I'm just a software developer. A software developer with 18 years of experience on Apple platforms, as well as multiple Apple-credited CVEs to my name. Demonstrably, I'm pretty darn smart and knowledgeable. I'm also wise enough to know my limitations. My eyes glaze over when I read things such as "We have implemented the Brakerski-Fan-Vercauteren (BFV) HE scheme, which supports homomorphic operations that are well suited for computation (such as dot products or cosine similarity) on embedding vectors that are common to ML workflows" and "For running PNNS for Enhanced Visual Search, our system ensures strong privacy parameters for each user's photo library i.e. (ε, δ)-DP, with ε = 0.8 , δ = 10-6." Tell me honestly that you understand that! How many people in the world understand it?

My critics appear to argue that either I've neglected to do basic research or that I'm not qualified to raise questions about Enhanced Visual Search if I don't fully understand the technical details. Both arguments are absurd. In effect, my critics are demanding silence from nearly everyone. According to their criticism, an iPhone user is not entitled to question an iPhone feature. Whatever Apple says must be trusted implicitly. These random internet commenters become self-appointed experts simply by parroting Apple's words and nodding along as if everything were obvious, despite the fact that it's not obvious to an actual expert, a famous cryptographer.
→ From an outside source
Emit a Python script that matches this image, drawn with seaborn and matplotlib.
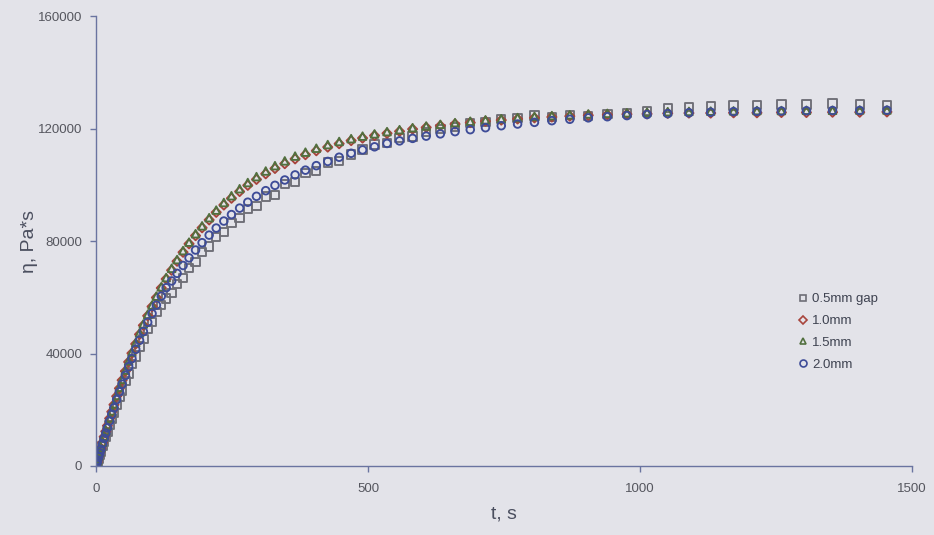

Most of my critics have misunderstood my own argument. I wasn't suggesting that an Apple user should never trust Apple unless the user can verify everything themselves technically. As a developer of closed-source software, I don't expect this approach from my customers. They need to trust me, at least to an extent. (Personally, I try to earn that trust by being as open and honest as possible; and for better or worse, my software never collects analytics.) For the end user of technology, it's always a matter of weighing the risks vs. the benefits. My argument was that Enhanced Visual Search offered me no benefits at all. I've literally never wanted to search for landmarks in my Photos library. Thus, in this specific case, no amount of privacy risk, no matter how small, is worth it to me.

There are some Apple online services that I use, despite the privacy risks, because the benefits to me are significant. And there are Apple online services that I avoid because of the privacy risks, when they aren't outweighed by the benefits. It doesn't take an expert to make these decisions. They're very personal decisions, to be made by each user independently, according to their desires and their tolerance for risk. My objection to Apple's Enhanced Visual Search is not the technical details specifically, which are difficult for most users to evaluate, but rather the fact that Apple has taken the choice out of my hands and enabled the online service by default. Moreover, Apple didn't publicize the new feature in iOS 18—as far as I can tell, it's not even in the list of all new features—and the off switch is buried at the bottom of Photos Settings, which is why we're having this conversation in late December rather than in mid-September when iOS 18 and macOS 15 were released.

Unfortunately, it's been proven that Apple can't always be trusted with privacy. In my previous blog post, I mentioned the numerous acknowledged vulnerabilities in Apple's products, listed in Apple's security release notes. I'd also like to mention how Apple broke its promise to provide a setting for users to opt out of its online OCSP service that checks Mac app code signing certificates for revocation. A failure of this service caused a massive, worldwide outage in 2020, and I was among the first to reveal the cause of and a solution for the outage, as well as the uncomfortable truth that the service was operating unencrypted over the internet, a blatant privacy violation.

By the way, it's not clear to me that disabling Enhanced Visual Search in Settings is truly a solution to the privacy issue. Apple's machine learning blog post doesn't entirely explain how it works, but the implication seems to be that for all photos in your library on your device that have "regions of interest" identified by machine learning, metadata from those photos are uploaded to Apple servers before any search is performed. This makes intuitive sense to me, otherwise searches of very large libraries with thousands of photos could be very slow. Thus, disabling the feature in Settings might be too late to protect your current photo library, if the data/metadata has already been uploaded. It would have been uploaded, I assume, shortly after you installed iOS 18 and macOS 15. I could be wrong, though, and I would welcome public clarification from Apple.